Vilas Sarang: "...In any case an anonymous writer in 'Vividhdnyanvistar' recognized the greatness of 'Gulliver's Travels' as a novel with an easy-inspiration, this is laudable..."

('Vangmayin Sanskruti v Samajik Vastav', pages: 14-15)

Mr. Sarang here is arguing that an anonymous Marathi writer (probably writing in 19th century)  realised the greatness of Jonathan Swift's 'Gulliver's Travels' ahead of the most of the British literary establishment that was trapped in 'naive realism' and even refused to call the book a novel. 

For me, Swift's book is indeed one of the greatest books ever.

George Orwell writes in his essay on the book  "An examination of Gulliver's travels".

"...The Lilliputians also have various social and legal institutions (for instance, there are old age pensions, and people are rewarded for keeping the law as well as punished for breaking it) which Swift would have liked to see prevailing in his own country. In the middle of this passage Swift remembers his satirical intention and adds, ‘In relating these and the following Laws, I would only be understood to mean the original Institutions, and not the most scandalous Corruptions into which these people are fallen by the degenerate Nature of Man’:..."

We all know, in the book,  Lilliput is England and Blefuscu is France..."the original Institutions, and not the most scandalous Corruptions into which these people are fallen"...so maybe Lilliput is also 21st century India!

 Artist: Robert Kraus (1925-2001), The New Yorker, August 18 1956

One meaning of lilliputian is 'petty' and that is what we are turning fast into, if Salman Rushdie is right. 

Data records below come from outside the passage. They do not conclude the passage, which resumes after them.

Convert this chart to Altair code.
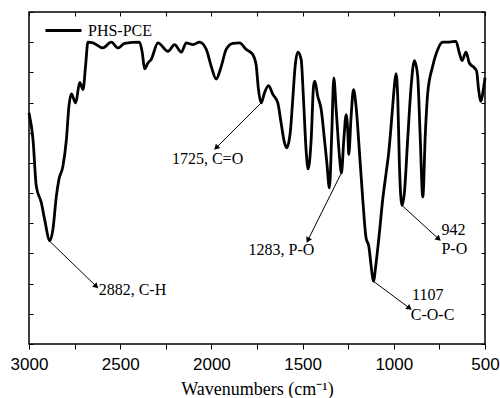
import math
import altair as alt
import pandas as pd

# ---- spectrum data (wavenumber, transmittance-like units) ----
wavenumber = [3000, 2978, 2960, 2932, 2914, 2886, 2869, 2850, 2836, 2814, 2795, 2781,
              2768, 2744, 2722, 2704, 2690, 2677, 2649, 2595, 2549, 2512, 2476, 2394,
              2379, 2366, 2348, 2330, 2293, 2238, 2202, 2165, 2138, 2101, 2065, 2028,
              2001, 1974, 1946, 1919, 1882, 1846, 1809, 1773, 1755, 1742, 1727, 1709,
              1687, 1663, 1636, 1618, 1599, 1587, 1568, 1554, 1541, 1526, 1508, 1495,
              1481, 1470, 1453, 1440, 1433, 1417, 1398, 1380, 1367, 1353, 1340, 1329,
              1316, 1298, 1287, 1274, 1261, 1252, 1247, 1234, 1221, 1207, 1188, 1170,
              1152, 1137, 1124, 1112, 1097, 1079, 1061, 1042, 1028, 1009, 997, 988,
              978, 969, 955, 942, 924, 905, 887, 869, 856, 841, 827, 814, 787, 759,
              732, 695, 659, 641, 626, 604, 586, 558, 546, 535, 522, 509, 500]
transmittance = [76.6, 67.7, 52.3, 46.7, 41.2, 34.2, 37.9, 49.0, 54.5, 58.9, 67.7, 78.8,
                 82.9, 79.9, 86.7, 84.3, 92.0, 100.0, 99.8, 98.1, 100.0, 98.1, 99.6, 100.0,
                 96.5, 91.2, 93.1, 94.3, 99.8, 97.0, 99.2, 96.7, 99.8, 99.2, 100.0, 97.6,
                 92.0, 87.8, 92.0, 97.6, 99.6, 99.8, 97.6, 95.9, 92.6, 84.3, 79.9, 83.2,
                 85.6, 82.7, 79.9, 73.3, 66.6, 65.0, 69.9, 81.0, 92.0, 96.7, 94.3, 81.0,
                 64.4, 58.0, 67.7, 85.4, 87.1, 82.1, 77.7, 67.7, 60.0, 51.7, 69.9, 88.2,
                 77.7, 62.2, 56.7, 67.7, 76.0, 69.9, 62.8, 75.5, 84.3, 78.8, 63.3, 47.8,
                 35.1, 32.4, 25.7, 20.8, 26.9, 36.8, 47.8, 56.7, 63.3, 76.6, 85.4, 89.6,
                 81.0, 58.9, 45.9, 50.1, 67.7, 85.4, 93.9, 88.7, 69.9, 48.7, 69.9, 83.2, 92.0, 97.6,
                 100.0, 100.0, 100.3, 96.5, 93.9, 96.7, 93.1, 91.5, 90.4, 84.3, 80.4, 84.3, 88.2]
series_name = "PHS-PCE"

# ---- annotations ----
arrow_start_wn = [2886, 1727, 1287, 1112, 955]
arrow_start_t = [34.0, 79.9, 56.7, 20.8, 45.9]
arrow_end_wn = [2631, 1974, 1471, 914, 754]
arrow_end_t = [19.1, 65.0, 34.4, 11.9, 34.8]

label_text = ["2882, C-H", "1725, C=O", "1283, P-O", "1107", "C-O-C", "942", "P-O"]
label_wn = [2618, 2021, 1616, 900, 907, 739, 739]
label_t = [17.8, 61.3, 31.0, 16.4, 9.7, 37.9, 31.5]
label_align = ["left", "center", "center", "left", "left", "left", "left"]

x_ticks = list(range(500, 3001, 250))
y_ticks = list(range(0, 111, 10))

W, H = 456, 332
X_DOM = [500, 3000]
Y_DOM = [0, 110]

spec = pd.DataFrame({"wn": wavenumber, "t": transmittance, "s": series_name})

def px(wn, t):
    return (3000 - wn) / 2500 * W, (Y_DOM[1] - t) / (Y_DOM[1] - Y_DOM[0]) * H

angles = []
for a, b, c, d in zip(arrow_start_wn, arrow_start_t, arrow_end_wn, arrow_end_t):
    x1, y1 = px(a, b)
    x2, y2 = px(c, d)
    angles.append(math.degrees(math.atan2(x2 - x1, -(y2 - y1))) % 360)

arrows = pd.DataFrame({"x1": arrow_start_wn, "y1": arrow_start_t,
                       "x2": arrow_end_wn, "y2": arrow_end_t, "ang": angles})
labels = pd.DataFrame({"x": label_wn, "y": label_t, "txt": label_text, "al": label_align})

xscale = alt.Scale(domain=X_DOM, reverse=True, nice=False, zero=False)
yscale = alt.Scale(domain=Y_DOM, nice=False, zero=False)

line = alt.Chart(spec).mark_line(strokeWidth=2.8, interpolate="monotone").encode(
    x=alt.X("wn:Q", scale=xscale,
            axis=alt.Axis(values=x_ticks, orient="bottom", domain=False, grid=False,
                          tickSize=5, tickColor="black", tickWidth=1,
                          labelExpr="datum.value % 500 == 0 ? datum.value : ''",
                          labelFont="Liberation Sans", labelFontSize=17, labelColor="black",
                          labelPadding=7, labelFlush=False, labelOverlap=False,
                          title="Wavenumbers (cm⁻¹)", titleFont="Liberation Serif",
                          titleFontSize=18, titleFontWeight="normal", titleColor="black",
                          titlePadding=8)),
    y=alt.Y("t:Q", scale=yscale,
            axis=alt.Axis(values=y_ticks, orient="left", offset=-4, domain=False, grid=False,
                          labels=False, tickSize=4, tickColor="black", title=None)),
    color=alt.Color("s:N", scale=alt.Scale(domain=[series_name], range=["black"]),
                    legend=alt.Legend(title=None, orient="none", legendX=15, legendY=-1,
                                      symbolType="stroke", symbolSize=1296,
                                      symbolStrokeWidth=3,
                                      labelFont="Liberation Serif",
                                      labelFontSize=16, labelColor="black",
                                      labelOffset=5, padding=0)),
)

rules = alt.Chart(arrows).mark_rule(strokeWidth=1, color="black").encode(
    x=alt.X("x1:Q", scale=xscale,
            axis=alt.Axis(values=x_ticks, orient="top", offset=-4, domain=False, grid=False,
                          labels=False, tickSize=4, tickColor="black", title=None)),
    x2="x2:Q",
    y=alt.Y("y1:Q", scale=yscale,
            axis=alt.Axis(values=y_ticks, orient="right", offset=-4, domain=False, grid=False,
                          labels=False, tickSize=4, tickColor="black", title=None)),
    y2="y2:Q",
)

heads = alt.Chart(arrows).mark_point(shape="triangle-up", filled=True, color="black",
                                     size=40, opacity=1).encode(
    x=alt.X("x2:Q", scale=xscale, axis=None),
    y=alt.Y("y2:Q", scale=yscale, axis=None),
    angle=alt.Angle("ang:Q", scale=None),
)

texts = []
for al in ["left", "center"]:
    texts.append(
        alt.Chart(labels).transform_filter(alt.datum.al == al).mark_text(
            align=al, baseline="middle", font="Liberation Serif", fontSize=16, color="black"
        ).encode(
            x=alt.X("x:Q", scale=xscale, axis=None),
            y=alt.Y("y:Q", scale=yscale, axis=None),
            text="txt:N",
        )
    )

chart = alt.layer(line, rules, heads, *texts).resolve_axis(
    x="independent", y="independent"
).properties(
    width=W, height=H, autosize="none", background="white",
    padding={"left": 29, "top": 12, "right": 15, "bottom": 54},
).configure_view(stroke="black", strokeWidth=1.5)

chart.save("out.html", embed_options={"renderer": "svg", "actions": False})
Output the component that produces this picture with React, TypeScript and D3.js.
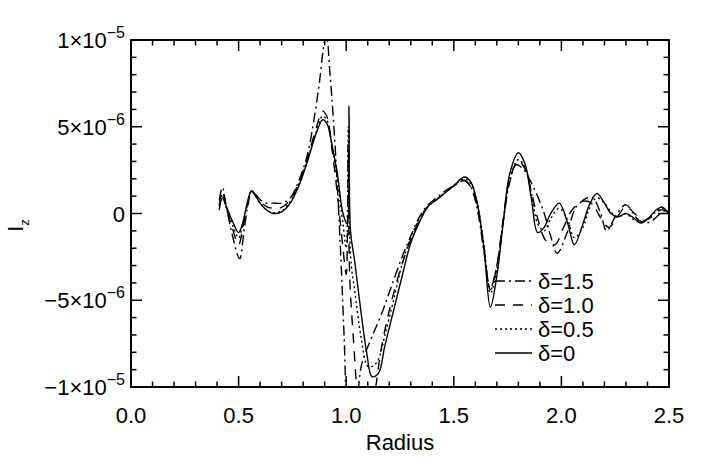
import * as React from 'react';
import * as d3 from 'd3';

// values in units of 1e-6, radius on x
const delta0: [number, number][] = [
  [0.41, 0.2], [0.425, 0.9], [0.44, 0.5], [0.47, -0.4], [0.5, -1.1], [0.52, -0.5], [0.54, 0.6], [0.56, 1.3],
  [0.58, 1.0], [0.6, 0.6], [0.63, 0.2], [0.66, 0.0], [0.7, 0.1], [0.74, 0.6], [0.78, 1.6], [0.82, 3.0],
  [0.86, 4.6], [0.89, 5.4], [0.91, 5.2], [0.935, 3.9], [0.96, 2.2], [0.985, 0.0], [1.005, -0.6], [1.013, 6.2],
  [1.02, -1.0], [1.04, -2.8], [1.07, -5.8], [1.095, -8.0], [1.12, -9.4], [1.15, -9.2], [1.18, -7.6], [1.22, -5.6],
  [1.26, -3.6], [1.3, -1.7], [1.34, -0.5], [1.38, 0.4], [1.42, 0.8], [1.46, 1.2], [1.5, 1.6], [1.55, 2.1],
  [1.58, 1.8], [1.61, 0.5], [1.64, -2.0], [1.67, -5.4], [1.7, -3.6], [1.73, -0.5], [1.76, 2.3], [1.8, 3.5],
  [1.83, 2.9], [1.86, 0.9], [1.89, -1.1], [1.92, -0.8], [1.95, 0.0], [1.99, 0.6], [2.03, -0.6], [2.06, -1.8],
  [2.1, -0.6], [2.13, 0.5], [2.165, 1.15], [2.2, 0.6], [2.23, 0.0], [2.26, -0.2], [2.3, 0.0], [2.33, -0.2],
  [2.37, -0.55], [2.41, -0.2], [2.44, 0.2], [2.47, 0.37], [2.5, -0.1],
];

const delta05: [number, number][] = [
  [0.41, 0.4], [0.425, 1.1], [0.44, 0.4], [0.47, -0.6], [0.5, -1.4], [0.52, -0.6], [0.54, 0.5], [0.56, 1.3],
  [0.58, 1.0], [0.6, 0.6], [0.63, 0.2], [0.66, 0.05], [0.7, 0.15], [0.74, 0.7], [0.78, 1.7], [0.82, 3.1],
  [0.86, 4.7], [0.89, 5.6], [0.91, 5.4], [0.935, 3.8], [0.96, 1.8], [0.985, -0.6], [1.0, -2.0], [1.01, 5.0],
  [1.016, -1.0], [1.024, -3.0], [1.04, -4.5], [1.07, -7.2], [1.1, -8.8], [1.125, -8.8], [1.15, -8.4], [1.18, -7.0],
  [1.22, -5.0], [1.26, -2.9], [1.3, -1.4], [1.34, -0.3], [1.38, 0.4], [1.42, 0.8], [1.46, 1.2], [1.5, 1.6],
  [1.55, 2.0], [1.58, 1.7], [1.61, 0.6], [1.64, -1.8], [1.67, -4.6], [1.7, -3.2], [1.73, -0.4], [1.76, 2.0],
  [1.8, 3.1], [1.83, 2.7], [1.86, 1.2], [1.89, -0.6], [1.92, -1.0], [1.95, -0.3], [1.99, 0.3], [2.03, -0.4],
  [2.06, -1.4], [2.1, -0.8], [2.13, 0.3], [2.165, 0.9], [2.2, 0.6], [2.23, 0.1], [2.26, -0.2], [2.3, 0.0],
  [2.33, -0.3], [2.37, -0.5], [2.41, -0.2], [2.44, 0.1], [2.47, 0.3], [2.5, 0.0],
];

const delta10: [number, number][] = [
  [0.41, 0.5], [0.425, 1.3], [0.44, 0.5], [0.47, -0.8], [0.5, -1.8], [0.52, -0.8], [0.54, 0.5], [0.56, 1.3],
  [0.58, 1.0], [0.6, 0.7], [0.63, 0.4], [0.66, 0.3], [0.7, 0.35], [0.74, 0.8], [0.78, 1.8], [0.82, 3.2],
  [0.86, 4.9], [0.89, 5.9], [0.91, 5.6], [0.935, 3.6], [0.96, 1.0], [0.985, -2.0], [1.0, -3.5], [1.009, 4.0],
  [1.016, -3.5], [1.035, -7.5], [1.055, -10.8], [1.08, -12.5], [1.11, -12.0], [1.135, -10.2], [1.16, -8.0], [1.2, -5.6],
  [1.25, -3.3], [1.3, -1.5], [1.34, -0.4], [1.38, 0.4], [1.42, 0.8], [1.46, 1.2], [1.5, 1.6], [1.55, 1.9],
  [1.58, 1.5], [1.61, 0.3], [1.64, -2.0], [1.67, -4.4], [1.7, -3.0], [1.73, -0.3], [1.76, 2.0], [1.8, 3.0],
  [1.83, 2.6], [1.86, 1.3], [1.89, -0.3], [1.93, -1.6], [1.97, -1.8], [2.01, -0.8], [2.05, 0.2], [2.1, 0.7],
  [2.14, 0.6], [2.18, -0.2], [2.22, -0.8], [2.26, -0.2], [2.3, 0.4], [2.34, 0.0], [2.38, -0.4], [2.42, -0.2],
  [2.46, 0.2], [2.5, 0.1],
];

const delta15: [number, number][] = [
  [0.41, 0.8], [0.425, 1.5], [0.44, 0.6], [0.47, -1.2], [0.505, -2.6], [0.525, -1.0], [0.545, 0.6], [0.56, 1.3],
  [0.58, 1.1], [0.6, 0.8], [0.63, 0.6], [0.66, 0.6], [0.7, 0.6], [0.74, 0.9], [0.78, 1.9], [0.82, 3.4],
  [0.85, 5.4], [0.875, 7.5], [0.895, 9.6], [0.908, 10.3], [0.925, 8.0], [0.94, 5.5], [0.955, 2.5], [0.975, -2.5],
  [0.99, -7.0], [1.005, -11.5], [1.03, -13.5], [1.05, -11.0], [1.07, -8.8], [1.09, -8.0], [1.12, -7.1], [1.17, -5.6],
  [1.21, -4.2], [1.26, -2.5], [1.3, -1.3], [1.34, -0.2], [1.38, 0.5], [1.42, 0.9], [1.46, 1.3], [1.5, 1.6],
  [1.55, 1.9], [1.58, 1.5], [1.61, 0.2], [1.64, -2.2], [1.67, -4.3], [1.7, -3.0], [1.73, -0.4], [1.76, 1.8],
  [1.79, 2.8], [1.82, 2.6], [1.855, 1.9], [1.915, 0.2], [1.95, -1.3], [1.98, -2.3], [2.03, -1.0], [2.07, 0.4],
  [2.14, 0.95], [2.18, 0.1], [2.21, -1.0], [2.25, -0.2], [2.3, 0.5], [2.36, -0.4], [2.41, -0.5], [2.47, 0.1],
  [2.5, 0.2],
];

const xMajor = [0, 0.5, 1.0, 1.5, 2.0, 2.5];
const xLabels = ['0.0', '0.5', '1.0', '1.5', '2.0', '2.5'];
const yMajor = [-10, -5, 0, 5, 10];
const yMant = ['\u22121\u00d710', '\u22125\u00d710', '0', '5\u00d710', '1\u00d710'];
const yExp = ['\u22125', '\u22126', '', '\u22126', '\u22125'];

const legendLabels = ['\u03b4=1.5', '\u03b4=1.0', '\u03b4=0.5', '\u03b4=0'];

const W = 708;
const H = 471;
const left = 131;
const right = 669;
const top = 40;
const bottom = 387;
const font = '"Liberation Sans", Arial, sans-serif';

export default function App() {
  React.useEffect(() => {
    document.body.style.margin = '0';
  }, []);

  const x = d3.scaleLinear().domain([0, 2.5]).range([left, right]);
  const y = d3.scaleLinear().domain([-10, 10]).range([bottom, top]);

  const line = d3
    .line<[number, number]>()
    .x((d) => x(d[0]))
    .y((d) => y(d[1]))
    .curve(d3.curveCatmullRom.alpha(0.5));

  const series = [
    { data: delta15, dash: '10,4,2,4' },
    { data: delta10, dash: '10,8' },
    { data: delta05, dash: '2,3' },
    { data: delta0, dash: null as string | null },
  ];

  const xMinor = d3.range(0, 26).map((i) => i / 10).filter((v) => Math.abs(v * 2 - Math.round(v * 2)) > 1e-6);
  const yMinor = d3.range(-10, 11).filter((v) => v % 5 !== 0);

  const major = 11;
  const minor = 5.5;

  return (
    <svg width={W} height={H} style={{ display: 'block', background: '#fff' }} fontFamily={font}>
      <defs>
        <clipPath id="plot">
          <rect x={left} y={top} width={right - left} height={bottom - top} />
        </clipPath>
      </defs>

      {/* curves */}
      <g clipPath="url(#plot)" fill="none" stroke="#000" strokeWidth={1.4}>
        {series.map((s, i) => (
          <path key={i} d={line(s.data) || ''} strokeDasharray={s.dash || undefined} />
        ))}
      </g>

      {/* frame + ticks */}
      <rect x={left} y={top} width={right - left} height={bottom - top} fill="none" stroke="#000" strokeWidth={2} />
      <g stroke="#000" strokeWidth={1.5}>
        {xMajor.map((v) => (
          <g key={'xM' + v}>
            <line x1={x(v)} x2={x(v)} y1={bottom} y2={bottom - major} />
            <line x1={x(v)} x2={x(v)} y1={top} y2={top + major} />
          </g>
        ))}
        {xMinor.map((v) => (
          <g key={'xm' + v}>
            <line x1={x(v)} x2={x(v)} y1={bottom} y2={bottom - minor} />
            <line x1={x(v)} x2={x(v)} y1={top} y2={top + minor} />
          </g>
        ))}
        {yMajor.map((v) => (
          <g key={'yM' + v}>
            <line x1={left} x2={left + major} y1={y(v)} y2={y(v)} />
            <line x1={right} x2={right - major} y1={y(v)} y2={y(v)} />
          </g>
        ))}
        {yMinor.map((v) => (
          <g key={'ym' + v}>
            <line x1={left} x2={left + minor} y1={y(v)} y2={y(v)} />
            <line x1={right} x2={right - minor} y1={y(v)} y2={y(v)} />
          </g>
        ))}
      </g>

      {/* x tick labels */}
      <g fontSize={22} textAnchor="middle" fill="#000">
        {xMajor.map((v, i) => (
          <text key={v} x={x(v)} y={bottom + 36}>
            {xLabels[i]}
          </text>
        ))}
      </g>
      <text x={(left + right) / 2} y={bottom + 63} fontSize={22} textAnchor="middle">
        Radius
      </text>

      {/* y tick labels */}
      <g fontSize={22} textAnchor="end" fill="#000">
        {yMajor.map((v, i) => (
          <text key={v} x={left - 6} y={y(v) + 8}>
            {yMant[i]}
            {yExp[i] && (
              <tspan fontSize={16} dy={-10}>
                {yExp[i]}
              </tspan>
            )}
          </text>
        ))}
      </g>

      {/* y title */}
      <text transform={`translate(23, ${(top + bottom) / 2 + 12}) rotate(-90)`} fontSize={22} textAnchor="middle">
        I
        <tspan fontSize={13} dy={6}>
          z
        </tspan>
      </text>

      {/* legend */}
      <g>
        {series.map((s, i) => {
          const ly = 281 + i * 24;
          return (
            <g key={i}>
              <line x1={495} x2={532} y1={ly} y2={ly} stroke="#000" strokeWidth={1.6} strokeDasharray={s.dash || undefined} />
              <text x={538} y={ly + 8} fontSize={22}>
                {legendLabels[i]}
              </text>
            </g>
          );
        })}
      </g>
    </svg>
  );
}
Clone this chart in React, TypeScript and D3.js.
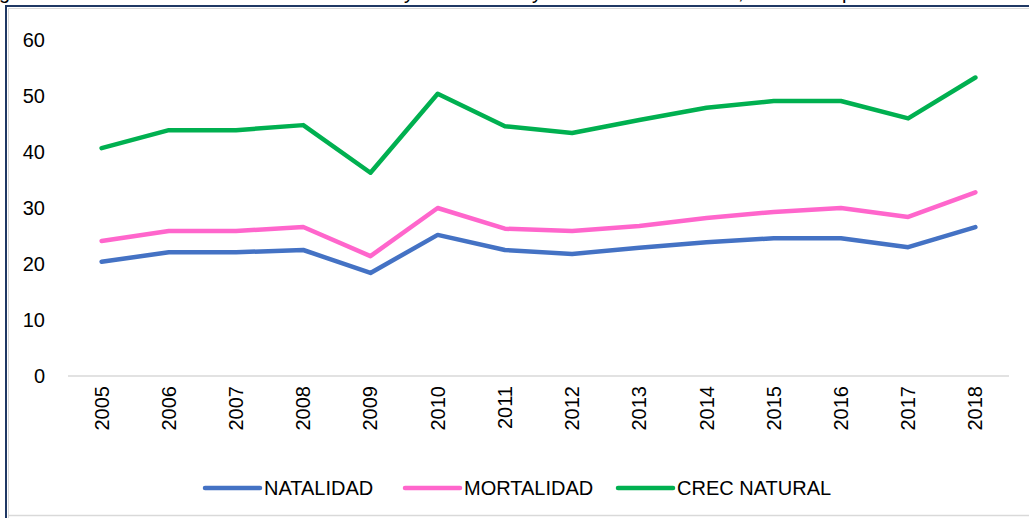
import React from "react";
import * as d3 from "d3";

const years = ["2005","2006","2007","2008","2009","2010","2011","2012","2013","2014","2015","2016","2017","2018"];
const natalidad = [20.4,22.1,22.1,22.5,18.4,25.2,22.5,21.8,22.9,23.9,24.6,24.6,23.0,26.6];
const mortalidad = [24.1,25.9,25.9,26.6,21.4,30.0,26.3,25.9,26.8,28.2,29.3,30.0,28.4,32.8];
const crecNatural = [40.7,43.9,43.9,44.8,36.3,50.4,44.6,43.4,45.7,47.9,49.1,49.1,46.0,53.3];
const yTicks = [0,10,20,30,40,50,60];
const seriesNames = ["NATALIDAD","MORTALIDAD","CREC NATURAL"];
const seriesColors = ["#4472C4","#FF66CC","#00B050"];
// cut-off title fragments visible at the top edge
const titleFragments = [{ t: "g", x: -1 }, { t: "y", x: 404 }, { t: "y", x: 532 }, { t: ",", x: 738 }, { t: "p", x: 842 }];

const W = 1029, H = 518;
const FONT = "'Liberation Sans', Arial, sans-serif";

export default function App() {
  const x = d3.scaleBand<string>().domain(years).range([68, 1009]);
  const y = d3.scaleLinear().domain([0, 60]).range([376, 40]);
  const line = d3.line<number>()
    .x((_, i) => (x(years[i]) as number) + x.bandwidth() / 2)
    .y((d) => y(d));
  const data = [natalidad, mortalidad, crecNatural];
  const legendX = [205, 405, 618];

  return (
    <svg width={W} height={H} style={{ position: "absolute", left: 0, top: 0, background: "#fff" }} fontFamily={FONT}>
      {titleFragments.map((f, i) => (
        <text key={i} x={f.x} y={-1} fontSize={20} fill="#000">{f.t}</text>
      ))}
      {/* frame */}
      <line x1={5} x2={W} y1={6} y2={6} stroke="#1F3864" strokeWidth={2} />
      <line x1={6} x2={6} y1={5} y2={H} stroke="#1F3864" strokeWidth={2} />
      <line x1={8} x2={W} y1={8.5} y2={8.5} stroke="#d9d9d9" strokeWidth={1} />
      <line x1={8.5} x2={8.5} y1={8} y2={H} stroke="#d9d9d9" strokeWidth={1} />
      <line x1={8} x2={W} y1={515.5} y2={515.5} stroke="#d9d9d9" strokeWidth={1.5} />

      {/* y ticks */}
      {yTicks.map((t) => (
        <text key={t} x={45} y={y(t)} dy="0.35em" textAnchor="end" fontSize={20} fill="#000">{t}</text>
      ))}
      {/* baseline */}
      <line x1={68} x2={1009} y1={y(0)} y2={y(0)} stroke="#d9d9d9" strokeWidth={1.5} />
      {/* x ticks */}
      {years.map((yr) => {
        const cx = (x(yr) as number) + x.bandwidth() / 2;
        return (
          <text key={yr} transform={`translate(${cx + 7},386) rotate(-90)`} textAnchor="end" fontSize={20} fill="#000">{yr}</text>
        );
      })}
      {/* lines */}
      {data.map((d, i) => (
        <path key={i} d={line(d) || ""} fill="none" stroke={seriesColors[i]} strokeWidth={4.5} strokeLinecap="round" strokeLinejoin="round" />
      ))}
      {/* legend */}
      {seriesNames.map((n, i) => (
        <g key={n}>
          <line x1={legendX[i]} x2={legendX[i] + 55} y1={488} y2={488} stroke={seriesColors[i]} strokeWidth={4.5} strokeLinecap="round" />
          <text x={legendX[i] + 59} y={488} dy="0.35em" fontSize={20} fill="#000">{n}</text>
        </g>
      ))}
    </svg>
  );
}
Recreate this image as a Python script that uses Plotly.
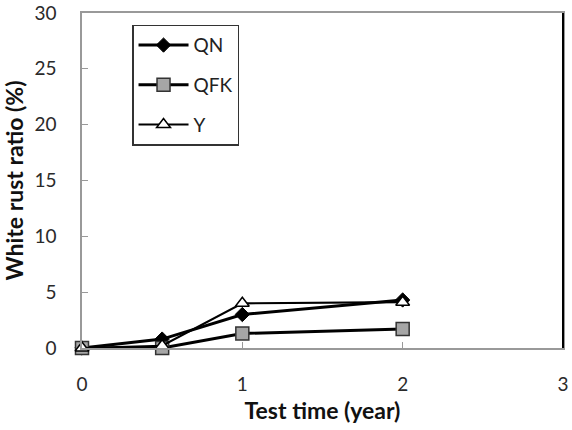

The Independent, UK quoted Mr. Rushdie on August 11 2013:

"I do think that one of the characteristics of our age is the growth of this culture of offendedness. It has to do with the rise of identity politics, where you're invited to define your identity quite narrowly – you know, Western, Islamic, whatever it might be. Classically, we have defined ourselves by the things we love. By the place which is our home, by our family, by our friends. But in this age we're asked to define ourselves by hate. That what defines you is what pisses you off. And if nothing pisses you off, who are you?"
 
Rushdie ascribed the new hatred to the fall of Communism and the rise of religious fanaticism, among other things.

"Instead of there being one Iron Curtain, there became lots and lots of little enclaves with people fighting to the death about their own little mindset or their own tribalism. And then religious fanaticism happened, which is not only Islamic. In India, there is the rise of Hindu nationalism, and in America the increased power of the Christian church."

As I watch news television in India, I realise how true all this is. We have little enclaves of  religion, language, region, caste, sub caste, economic class, gender, power...Increasingly, Indians are being asked to define themselves by hate.

Artist: Robert Kraus (1925-2001), The New Yorker, October 6 1962


The two cartoons by one of my favourite cartoonists, the late Mr. Kraus, on the subject of 'Gulliver's Travels' are as moving as the book itself.